A sensible valuation is not a guess. It depends on identification, evidence, market comparison, and condition. Christie's explains that authentication and appraisal involve professional analysis of details such as provenance, originality, signatures, and physical evidence.
Final Thoughts
Art evaluation helps you understand your artwork before you make a decision.
It explains what the artwork is, what it may mean, how it was made, what period it may belong to, and what details may affect care or value.
For a customer, this means fewer guesses and better decisions. Whether you want to keep, sell, insure, restore, or pass on an artwork, evaluation is the first useful step.
FAQs
1. Is art evaluation the same as art appraisal?
No. Art evaluation explains what the artwork is, how it was made, and what condition it is in. Art appraisal usually focuses on giving a financial value for sale, insurance, tax, or estate purposes.
2. Can I evaluate a painting just from photos?
Photos can help with a first review, especially if they show the front, back, signature, surface, frame, and labels. For final answers on age, condition, restoration, or authenticity, an in-person check may still be needed.
3. What is the difference between art evaluation and art valuation?
Art evaluation helps you understand the artwork’s meaning, material, period, technique, and quality.
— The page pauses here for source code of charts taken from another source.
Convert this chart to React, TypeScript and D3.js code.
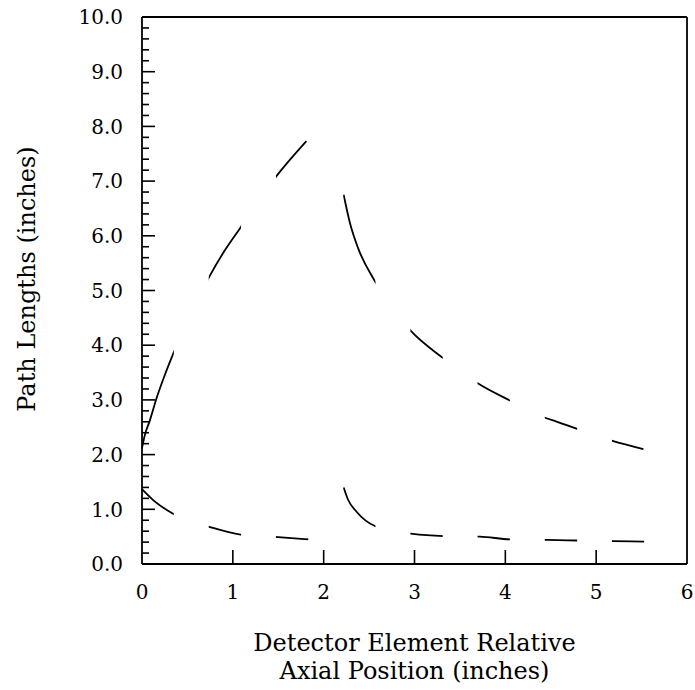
import React from "react";
import * as d3 from "d3";

// Curves (x in inches, path length in inches)
const curveRisingLeft: [number, number][] = [
  [0, 2.12], [0.03, 2.35], [0.088, 2.63], [0.154, 3.0], [0.25, 3.45], [0.345, 3.85],
  [0.74, 5.25], [0.914, 5.74], [1.08, 6.14], [1.48, 7.09], [1.81, 7.73],
];
const curveFallingUpper: [number, number][] = [
  [2.22, 6.75], [2.29, 6.23], [2.38, 5.77], [2.56, 5.18], [2.96, 4.26], [3.31, 3.77],
  [3.7, 3.3], [4.05, 2.99], [4.46, 2.66], [4.57, 2.6], [4.79, 2.47], [5.18, 2.25], [5.52, 2.1],
];
const curveLowerLeft: [number, number][] = [
  [0, 1.37], [0.143, 1.14], [0.352, 0.91], [0.76, 0.67], [1.11, 0.53], [1.5, 0.49], [1.84, 0.45],
];
const curveLowerRight: [number, number][] = [
  [2.22, 1.4], [2.27, 1.17], [2.36, 0.96], [2.57, 0.69], [2.98, 0.55], [3.32, 0.51],
  [3.72, 0.5], [4.05, 0.45], [4.46, 0.44], [4.79, 0.43], [5.19, 0.42], [5.53, 0.41],
];
const curves = [curveRisingLeft, curveFallingUpper, curveLowerLeft, curveLowerRight];

const xTicks = [0, 1, 2, 3, 4, 5, 6];
const yTicks = [0, 1, 2, 3, 4, 5, 6, 7, 8, 9, 10];
const yMinorTicks = d3.range(0, 50).map((i) => i * 0.2).filter((v) => Math.abs(v - Math.round(v)) > 1e-6);

const xTitleLines = ["Detector Element Relative", "Axial Position (inches)"];
const yTitle = "Path Lengths (inches)";

// dash pattern of the plotter, in x units
const dashPeriod = 0.74;
const dashOn = 0.345;

export default function App() {
  const W = 695;
  const H = 690;
  const x = d3.scaleLinear().domain([0, 6]).range([142, 687]);
  const y = d3.scaleLinear().domain([0, 10]).range([564, 17]);
  const line = d3
    .line<[number, number]>()
    .x((d) => x(d[0]))
    .y((d) => y(d[1]))
    .curve(d3.curveMonotoneX);

  const dashStarts = d3.range(0, 8).map((k) => k * dashPeriod);
  const font = "'DejaVu Serif', serif";

  return (
    <svg
      width={W}
      height={H}
      style={{ position: "absolute", left: 0, top: 0, background: "#fff" }}
    >
      <defs>
        <clipPath id="dashclip">
          {dashStarts.map((s, i) => (
            <rect key={i} x={x(s) - 0.5} y={0} width={x(s + dashOn) - x(s) + 1} height={H} />
          ))}
        </clipPath>
      </defs>
      <rect width={W} height={H} fill="#fff" />

      {/* frame */}
      <g stroke="#000" fill="none" strokeWidth={1.8}>
        <line x1={x(0)} x2={x(6)} y1={y(0)} y2={y(0)} />
        <line x1={x(0)} x2={x(0)} y1={y(0)} y2={y(10)} />
        <line x1={x(0)} x2={x(6)} y1={y(10)} y2={y(10)} />
        <line x1={x(6)} x2={x(6)} y1={y(0)} y2={y(10)} />
      </g>

      {/* y ticks */}
      <g stroke="#000" strokeWidth={1.6}>
        {yTicks.map((t) => (
          <line key={t} x1={x(0)} x2={x(0) + 13} y1={y(t)} y2={y(t)} />
        ))}
        {yMinorTicks.map((t) => (
          <line key={"m" + t} x1={x(0)} x2={x(0) + 7} y1={y(t)} y2={y(t)} />
        ))}
      </g>
      <g fontFamily={font} fontSize={20} fill="#000" textAnchor="end">
        {yTicks.map((t) => (
          <text key={t} x={123} y={y(t)} dy="0.36em">
            {t.toFixed(1)}
          </text>
        ))}
      </g>

      {/* x ticks */}
      <g stroke="#000" strokeWidth={1.6}>
        {xTicks.slice(1, -1).map((t) => (
          <line key={t} x1={x(t)} x2={x(t)} y1={y(0)} y2={y(0) - 14} />
        ))}
      </g>
      <g fontFamily={font} fontSize={20} fill="#000" textAnchor="middle">
        {xTicks.map((t) => (
          <text key={t} x={x(t)} y={599}>
            {t}
          </text>
        ))}
      </g>

      {/* axis titles */}
      <g fontFamily={font} fontSize={24} fill="#000" textAnchor="middle">
        {xTitleLines.map((s, i) => (
          <text key={i} x={x(3)} y={651 + i * 28}>
            {s}
          </text>
        ))}
      </g>
      <text
        fontFamily={font}
        fontSize={24}
        fill="#000"
        textAnchor="middle"
        transform={`translate(35, 279) rotate(-90)`}
      >
        {yTitle}
      </text>

      {/* curves */}
      <g clipPath="url(#dashclip)" fill="none" stroke="#000" strokeWidth={1.8}>
        {curves.map((c, i) => (
          <path key={i} d={line(c) || ""} />
        ))}
      </g>
    </svg>
  );
}
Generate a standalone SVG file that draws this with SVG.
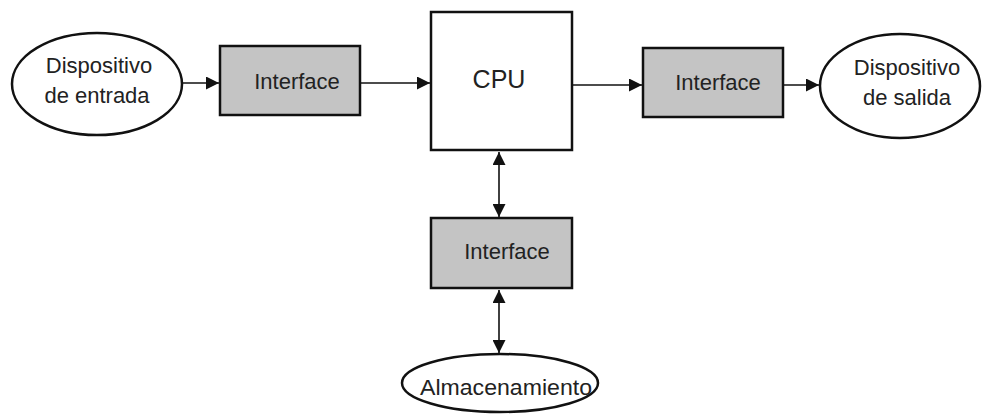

Art valuation estimates what the artwork may be worth in the current market.
4. Does art evaluation cost money?
Some basic opinions may be free, but a professional art evaluation usually costs money because it takes time, research, and expert judgement. The price can depend on the artwork, detail needed, and whether a written report is required.
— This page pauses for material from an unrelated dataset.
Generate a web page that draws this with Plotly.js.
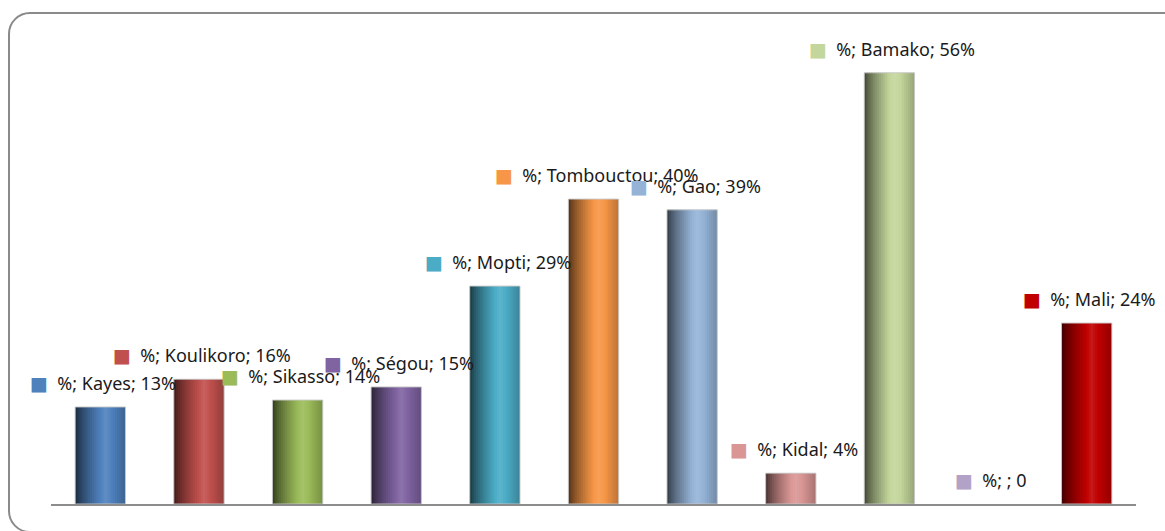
<!DOCTYPE html>
<html><head><meta charset="utf-8">
<script src="https://cdn.plot.ly/plotly-3.0.1.min.js"></script>
<style>
html,body{margin:0;padding:0;background:#fff;overflow:hidden}
#chart{position:absolute;left:0;top:0;width:1165px;height:531px}
#frame{position:absolute;left:8px;top:12px;width:1200px;height:521px;border:2px solid #8a8a8a;border-radius:22px;box-sizing:border-box;pointer-events:none}
</style></head><body>
<div id="chart"></div><div id="frame"></div>
<script>
// ---- data ----
const categories = ["Kayes","Koulikoro","Sikasso","Ségou","Mopti","Tombouctou","Gao","Kidal","Bamako"," ","Mali"];
const values = [12.6, 16.2, 13.5, 15.2, 28.3, 39.6, 38.2, 4.0, 56, 0, 23.5];
const labels = ["%; Kayes; 13%","%; Koulikoro; 16%","%; Sikasso; 14%","%; Ségou; 15%","%; Mopti; 29%","%; Tombouctou; 40%","%; Gao; 39%","%; Kidal; 4%","%; Bamako; 56%","%; ; 0","%; Mali; 24%"];
const colors = ["#4F81BD","#C0504D","#9BBB59","#8064A2","#4BACC6","#F79646","#95B3D7","#D99694","#C3D69B","#B3A2C7","#C00000"];

// ---- shading helpers (cylinder look) ----
function hexToRgb(h){h=h.replace('#','');return [parseInt(h.substr(0,2),16),parseInt(h.substr(2,2),16),parseInt(h.substr(4,2),16)];}
function shade(hex,k){
  const c=hexToRgb(hex);
  let r;
  if(k<=1){r=c.map(v=>Math.round(v*k));}
  else{const m=k-1;r=c.map(v=>Math.round(v+(255-v)*m));}
  return 'rgb('+r.join(',')+')';
}
function factor(t){
  if(t<0.6){return 0.3+0.8*Math.pow(t/0.6,0.75);}
  return 1.1-0.33*((t-0.6)/0.4);
}

const W = 0.51;     // bar width in category units
const N = 24;       // strips per bar
const sw = W/N;
const traces = [];
for(let i=0;i<N;i++){
  const t=(i+0.5)/N;
  traces.push({
    type:'bar', x:categories, y:values,
    offset: -W/2 + i*sw,
    width: (i===N-1)? sw : sw*1.7,
    marker:{color: colors.map(c=>shade(c,factor(t))), line:{width:0}},
    hoverinfo:'skip', showlegend:false
  });
}
traces.push({
  type:'bar', x:categories, y:values, offset:-W/2, width:W,
  marker:{color:'rgba(0,0,0,0)', line:{width:1, color:values.map(v=>v>0?'rgba(200,200,200,0.9)':'rgba(0,0,0,0)')}},
  hoverinfo:'skip', showlegend:false
});

const annotations = categories.map((c,i)=>({
  x:c, y:values[i], xref:'x', yref:'y',
  text:'<span style="color:'+colors[i]+';font-size:19px">■</span>\u00a0\u00a0'+labels[i],
  showarrow:false, xanchor:'center', yanchor:'middle', xshift:3, yshift:24,
  font:{family:'"Noto Sans", "DejaVu Sans", sans-serif', size:18, color:'#1a1a1a'}
}));

const layout = {
  width:1165, height:531,
  margin:{l:51, r:29, t:42, b:27, pad:0},
  paper_bgcolor:'#ffffff', plot_bgcolor:'rgba(0,0,0,0)',
  barmode:'overlay',
  showlegend:false,
  xaxis:{type:'category', range:[-0.5,10.5], showline:true, linecolor:'#8c8c8c', linewidth:2,
         showticklabels:false, ticks:'', showgrid:false, zeroline:false, fixedrange:true},
  yaxis:{range:[0,60], visible:false, showgrid:false, zeroline:false, fixedrange:true},
  annotations:annotations
};
Plotly.newPlot('chart', traces, layout, {displayModeBar:false, staticPlot:true});
</script>
</body></html>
5. What information should I have ready before an evaluation?
Have clear photos of the front, back, signature, labels, and any damage. Also share the artwork’s size, where it came from, when it was bought or inherited, and any receipts or documents.
6. Can a print be valuable, or only original paintings?
Yes, prints can be valuable, especially if they are by a recognised artist, from a limited edition, signed, early, rare, or in good condition. A print is not automatically low value, but it needs to be identified properly.